Phi (φ) - central bond between N(i) [the amide nitrogen of residue i] and C(alpha, i) [the alpha carbon of residue i]. Look down the N(i)-Cα(i) bond, note the angle subtended by acyl carbon C(i) relative to C(i-1) - the acyl carbon from the previous residue.

Graphical image illustrating definition of polypeptide main chain dihedral angle phi

 

Psi (ψ) - central bond between C(alpha, i) and C(i) [the acyl carbon of residue i]. Look down the Cα(i)-C(i) bond, note the angle subtended by N(i + 1) relative to N(i).

Graphical image illustrating definition of polypeptide main chain dihedral angle psi

 

Omega (ω) - the peptide bond between the acyl carbon C(i) and N(i+1) is the central bond.

Phi (φ) and psi (ψ) are sometimes referred to as Ramachandran angles, since they are used in a two-dimensional plot of main-chain dihedral angles called a Ramachandran plot (see below).

Ramachandran plot

The Ramachandran plot is a graph of the main chain dihedral angles phi (φ) and psi (ψ) for a polypeptide chain, with phi (φ) values along the x-axis and psi (ψ) values along the y-axis.

Ramachandran plot (mini "textbook" version)

The layout of a Ramachandran plot as typically presented in textbooks is shown at left (click on figure to display a larger version). The contours indicate the extent of allowed (light green) and most favored (dark green) combinations of (φ, ψ). The orange circles show the locations of the ideal phi, psi values for the most common regular secondary structural features, beta strands (in antiparallel and parallel sheets) and alpha helices. Outside the countours, the corresponding conformations are disfavored or disallowed. The exact locations of the countours should not be taken too literally, as the favorable and allowed regions depend on residue identity. Glycine, in particular, has much greater allowed regions than shown here. This is discussed further below.

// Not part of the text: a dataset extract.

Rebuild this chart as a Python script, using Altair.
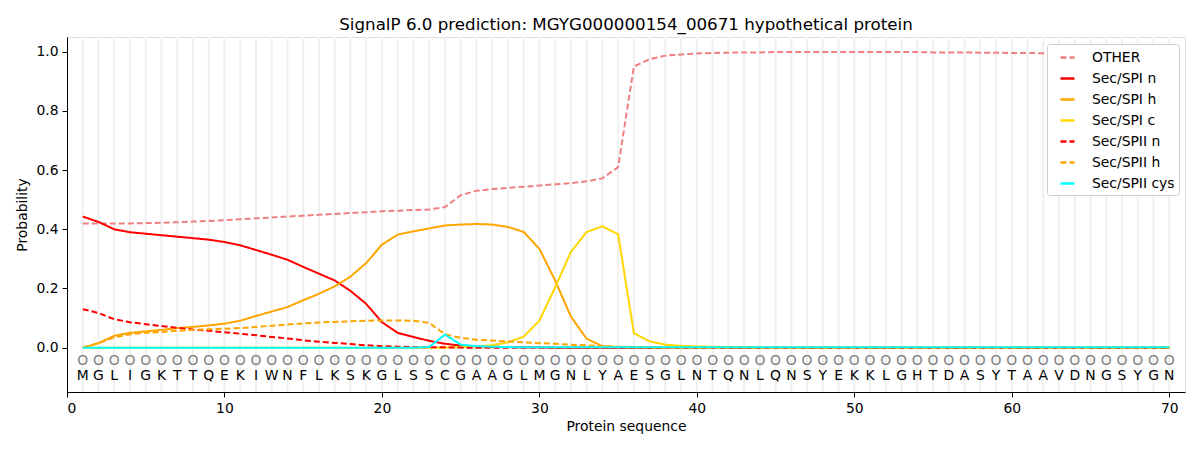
import altair as alt
import pandas as pd

sequence = list("MGLIGKTTQEKIWNFLKSKGLSSCGAAGLMGNLYAESGLNTQNLQNSYEKKLGHTDASYTAAVDNGSYGN")
positions = list(range(1, 71))

other = [0.420, 0.420, 0.420, 0.420, 0.421, 0.422, 0.424, 0.426, 0.428, 0.431,
         0.434, 0.437, 0.440, 0.443, 0.446, 0.449, 0.452, 0.455, 0.458, 0.461,
         0.463, 0.465, 0.467, 0.475, 0.515, 0.530, 0.536, 0.540, 0.544, 0.548,
         0.552, 0.556, 0.562, 0.572, 0.610, 0.950, 0.975, 0.987, 0.991, 0.994,
         0.996, 0.997, 0.998, 0.998, 0.999, 0.999, 0.999, 0.999, 0.999, 0.999,
         0.999, 0.999, 0.999, 0.999, 0.998, 0.998, 0.998, 0.997, 0.997, 0.996,
         0.996, 0.995, 0.995, 0.995, 0.994, 0.994, 0.993, 0.993, 0.995, 0.998]
spi_n = [0.443, 0.425, 0.400, 0.390, 0.385, 0.380, 0.375, 0.370, 0.365, 0.357,
         0.346, 0.330, 0.314, 0.297, 0.273, 0.250, 0.227, 0.192, 0.148, 0.086,
         0.050, 0.036, 0.023, 0.013, 0.007, 0.004, 0.003, 0.002, 0.001, 0.001] + [0.0] * 40
spi_h = [0.000, 0.015, 0.040, 0.050, 0.055, 0.060, 0.066, 0.070, 0.075, 0.081,
         0.091, 0.107, 0.122, 0.137, 0.160, 0.182, 0.207, 0.240, 0.286, 0.348,
         0.382, 0.393, 0.403, 0.413, 0.416, 0.418, 0.416, 0.408, 0.391, 0.334,
         0.227, 0.105, 0.030, 0.005, 0.002, 0.001] + [0.0] * 34
spi_c = [0.0] * 24 + [0.002, 0.004, 0.008, 0.018, 0.037, 0.091, 0.204, 0.323, 0.391, 0.410,
                      0.383, 0.049, 0.021, 0.010, 0.006, 0.004, 0.003, 0.002, 0.002, 0.001] + [0.001] * 26
spii_n = [0.130, 0.117, 0.096, 0.086, 0.079, 0.073, 0.067, 0.061, 0.057, 0.052,
          0.047, 0.042, 0.036, 0.031, 0.025, 0.020, 0.016, 0.012, 0.008, 0.005,
          0.003, 0.002, 0.001, 0.001] + [0.0] * 46
spii_h = [0.000, 0.015, 0.035, 0.045, 0.050, 0.053, 0.057, 0.060, 0.062, 0.064,
          0.066, 0.070, 0.074, 0.078, 0.082, 0.085, 0.087, 0.089, 0.091, 0.092,
          0.092, 0.091, 0.084, 0.045, 0.033, 0.027, 0.024, 0.021, 0.018, 0.015,
          0.013, 0.010, 0.008, 0.005, 0.003, 0.002, 0.001] + [0.0] * 33
spii_cys = [0.0] * 22 + [0.002, 0.044, 0.010, 0.005, 0.003, 0.002, 0.001] + [0.001] * 41

series_names = ["OTHER", "Sec/SPI n", "Sec/SPI h", "Sec/SPI c", "Sec/SPII n", "Sec/SPII h", "Sec/SPII cys"]
series_values = [other, spi_n, spi_h, spi_c, spii_n, spii_h, spii_cys]
series_colors = ["#f08080", "#ff0000", "#ffa500", "#ffd700", "#ff0000", "#ffa500", "#00ffff"]
series_dash = [[6, 3], [1, 0], [1, 0], [1, 0], [6, 3], [6, 3], [1, 0]]

for v in series_values:
    assert len(v) == 70, len(v)

rows = []
for name, vals in zip(series_names, series_values):
    for p, v in zip(positions, vals):
        rows.append({"pos": p, "prob": v, "series": name})
df = pd.DataFrame(rows)

seq_df = pd.DataFrame({"pos": positions, "aa": sequence, "o": ["O"] * 70,
                       "y_o": [-0.045] * 70, "y_aa": [-0.095] * 70})

xscale = alt.Scale(domain=[0, 71], nice=False, zero=False)
yscale = alt.Scale(domain=[-0.15, 1.05], nice=False, zero=False)

grid = alt.Chart(seq_df).mark_rule(color="#f0f0f0", strokeWidth=2).encode(
    x=alt.X("pos:Q", scale=xscale,
            axis=alt.Axis(values=list(range(0, 71, 10)), title="Protein sequence", grid=False,
                          labelFontSize=13.9, titleFontSize=13.9, titleFontWeight="normal",
                          tickSize=5, labelPadding=4, titlePadding=5, domainColor="black",
                          tickColor="black", labelColor="black", titleColor="black")),
    y=alt.value(0),
    y2=alt.value(355),
)


def make_legend():
    return alt.Legend(title=None, orient="none", legendX=980, legendY=7,
                      symbolType="M-0.875,0H0.875", symbolSize=256, symbolStrokeWidth=2.5,
                      symbolOffset=7,
                      labelFontSize=13.9, labelColor="black", rowPadding=4,
                      fillColor="white", strokeColor="#cccccc", cornerRadius=3,
                      padding=4, labelOffset=15)


lines = alt.Chart(df).mark_line(strokeWidth=2).encode(
    x=alt.X("pos:Q", scale=xscale),
    y=alt.Y("prob:Q", scale=yscale,
            axis=alt.Axis(values=[0, 0.2, 0.4, 0.6, 0.8, 1.0], format=".1f", title="Probability",
                          grid=False, labelFontSize=13.9, titleFontSize=13.9, titleFontWeight="normal",
                          tickSize=5, labelPadding=4, titlePadding=6, domainColor="black",
                          tickColor="black", labelColor="black", titleColor="black")),
    color=alt.Color("series:N", sort=series_names,
                    scale=alt.Scale(domain=series_names, range=series_colors),
                    legend=make_legend()),
    strokeDash=alt.StrokeDash("series:N", sort=series_names,
                              scale=alt.Scale(domain=series_names, range=series_dash),
                              legend=make_legend()),
    detail="series:N",
)

circles = alt.Chart(seq_df).mark_text(fontSize=13.9, color="#808080", font="DejaVu Sans").encode(
    x=alt.X("pos:Q", scale=xscale),
    y=alt.Y("y_o:Q", scale=yscale),
    text="o:N",
)

letters = alt.Chart(seq_df).mark_text(fontSize=13.9, color="black", font="DejaVu Sans").encode(
    x=alt.X("pos:Q", scale=xscale),
    y=alt.Y("y_aa:Q", scale=yscale),
    text="aa:N",
)

chart = alt.layer(grid, lines, circles, letters).properties(
    width=1118, height=355,
    title=alt.TitleParams("SignalP 6.0 prediction: MGYG000000154_00671 hypothetical protein",
                          fontSize=16.7, fontWeight="normal", anchor="middle", offset=2, color="black"),
    autosize=alt.AutoSizeParams(type="none"),
    padding={"left": 59, "top": 29, "right": 7, "bottom": 50},
).configure_view(stroke="black", strokeWidth=1).configure(font="DejaVu Sans")

chart.save("out.html", embed_options={"renderer": "svg", "actions": False})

A "real" Ramachandran plot

In the "end-game" of protein structure determination, the experimentally-determined model must be analyzed for its stereochemical quality. Serious problems with the model may be indicated if there are instances of non-Gly residues whose main-chain dihedral angles lie outside of the allowed regions, or if too high a proportion of the residues are outside of the most-favored region. An example of a Ramachandran plot for a protein of 190 residues is shown in the accompanying figure.

A "real" Ramachandran plot (Procheck)

The figure shows a Ramachandran plot for a protein structure determined by X-ray crystallography. (Click on it to view a larger version of it in a new window.) Each black square represents the conformation of the main chain at one residue of the protein. Note how the phi, psi values for the residues cluster in the red "most favoured" regions. The red region at upper left (labeled "B" in the figure) corresponds to residues in a beta strand conformation of the main chain, while the large area near the middle (labeled "A") corresponds to alpha helix. The third, small red area of the plot is where residues that adopt a left-handed ("L") alpha helix are located. Some of the residues lie in "additional allowed regions" (bright yellow) that border the most favored regions. Note how the glycine residues (indicated as triangles) lie in some cases in "disallowed regions". This is because Gly, with only the small hydrogen atom as its "side chain", is much less sterically encumbered than other amino acids. Gly is able to adopt pairs of phi, psi angles that are not allowed for any other residue.